As the lady continues to explain her theory, all I can do is nod my head agreeably; it's part of my cultural conditioning: Be nice. You're a guest here. But at the end of her discourse, I can't resist saying, "Ma'am, I would agree with you wholeheartedly if we were conducting this conversation in Esperanto."
There's a reason Esperanto never caught on. It's artificial. It's not rooted in the slow accumulation of historical experience. An artificial language may have its uses in a computerized age, but it won't have the cultural resonance of a language that, like English, developed out of various others, and, with all its roots and branches, its norms and dialects, its prescriptive rules and descriptive usages, is still developing.
Another questioner has his own idea about what's responsible for all the trouble in the world. (Any theory that begins with, "All the trouble in the world is caused by . . ." is itself in trouble.) The enemy this time are the fundamentalists of every creed who, he says, only divide people. They lack the flexibility that civilization requires. Wouldn't I agree?
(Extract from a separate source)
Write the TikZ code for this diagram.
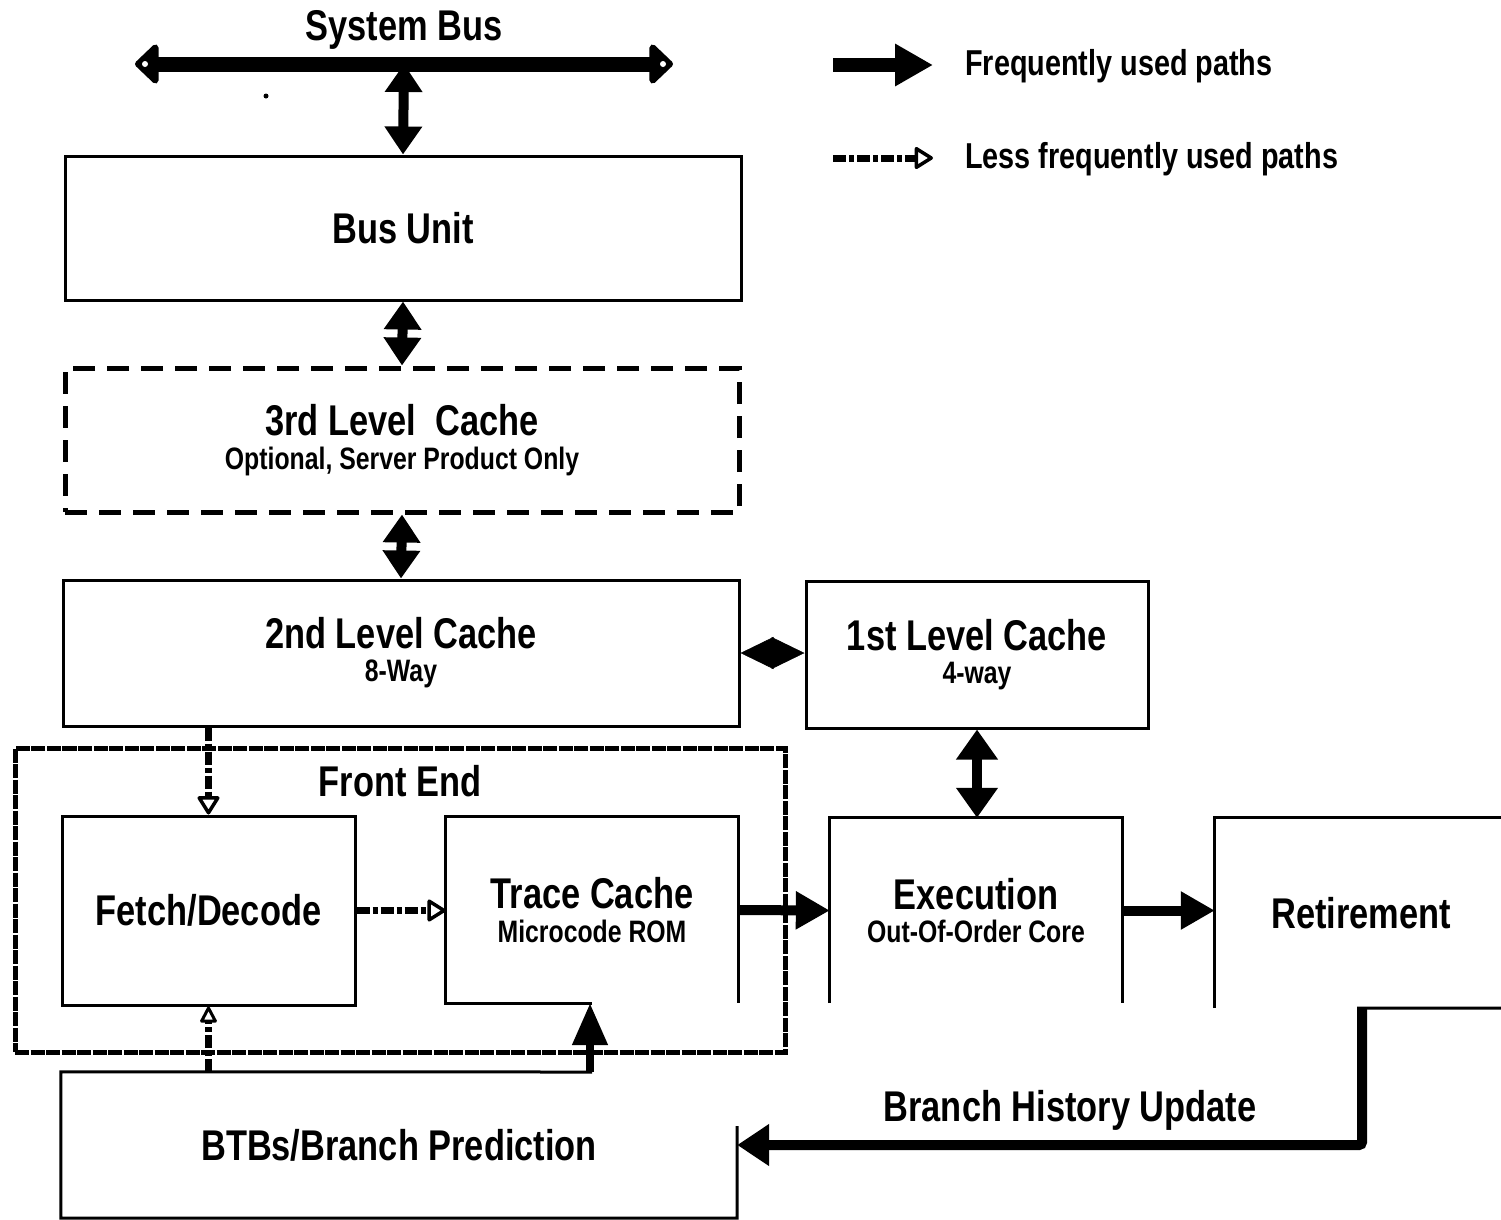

I could scarcely disagree more. Fundamentalism, you may have noticed, has become a bad word. Listen to the way it's deployed on NPR or in any of the tonier publications. It's used the way Communism or Fascism once were to mean almost anything we don't much like.
But no matter how hard my inquisitor might try, it's hard to blame the Holocaust on the fundamentalists. Ditto, the Soviet Gulag. Or the Cultural Revolution in Mao's blood-Red China. All were the products of largely secular fanaticisms. And none lacked fashionable defenders at the time.
Often enough, it was those of deep, fundamental and decidedly unfashionable religious belief who risked all to defy such regimes. Oh, the troubles we've seen. And the Nice People we've known who, for reasons of their own, have gone along with the mob.
Of all the widely varied ethnic and religious groups that make up the wide-ranging American political spectrum, none of them including the Jews have been more ardent in defending the right of Israelis to live in peace and security than the Religious Right. And these are the folks I'm supposed to hate and fear?
When they come for me, I hope I'll know better than to rely on those who are described as moderates when it comes to their faith. The nice, respectable, mainline Presbyterian Church (USA) now has launched its own sordid little war on the Jews at least those in Israel. Of all the states in the world to boycott, it's chosen the Jewish one. Why am I not surprised?
The P.C. (USA) could doubtless defend its decision a dozen ways from Sunday, none of them very convincing. The old, familiar animus cannot be disguised; you can smell it.
Tell me again how the folks we really have to fear are the fundamentalists. Me, I'll take my chances with the good ol' boys. When I need a place to hide out, I believe I'll light out for the woods and look for some ramshackle house in a patch of weeds with a few old tires and car bodies out front and maybe a pick-up in back with one of those bumper-stickers on the rear that reads, "My boss is a Jewish carpenter."